No entanto, os analistas dizem que esse parece ser o desafio mais sério a Putin nos mais de duas décadas em que ele serviu como líder supremo da Rússia. O último desafio significativo ocorreu em 2011, quando dezenas de milhares de russos saíram às ruas de Moscou para protestar contra o que autoridades europeias e americanas concluíram ser eleições parlamentares falhas.
"Mas ter um grupo armado chegando a [120] milhas de Moscou é bastante sério", disse o primeiro oficial dos EUA.
Os analistas de inteligência estão observando para ver o que acontece a seguir. Embora Prigozhin tenha se retirado, Putin certamente será visto como enfraquecido, disseram os funcionários. Imagens de tanques do Wagner avançando ao longo da rodovia M4 russa em direção a Moscou circularam nas redes sociais, e Putin fez um discurso televisionado para a nação no sábado dizendo que houve uma "insurreição armada" e acusou Prigozhin de trair a Rússia sem mencioná-lo pelo nome.
Membros da elite russa questionarão sua liderança, perguntando como ele permitiu que isso acontecesse e por que não o deteve mais cedo, dizem os funcionários. "Isso provavelmente assustou os russos comuns", disse o primeiro oficial dos EUA.
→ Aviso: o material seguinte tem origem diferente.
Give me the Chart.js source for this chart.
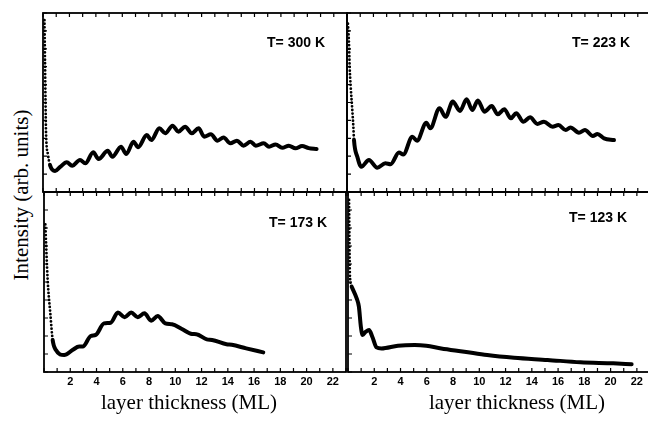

Quanto a Prigozhin, o Kremlin disse no sábado que ele iria para Belarus como parte do acordo negociado por Lukashenko. Seu futuro além disso é incerto. Ele tem um núcleo sólido de tropas leais, e muitos dos que lutaram e morreram na Ucrânia eram condenados que esperavam ganhar liberdade ao ir para a batalha.
Os funcionários disseram que têm certeza de que ele ainda será visto como o líder do Wagner.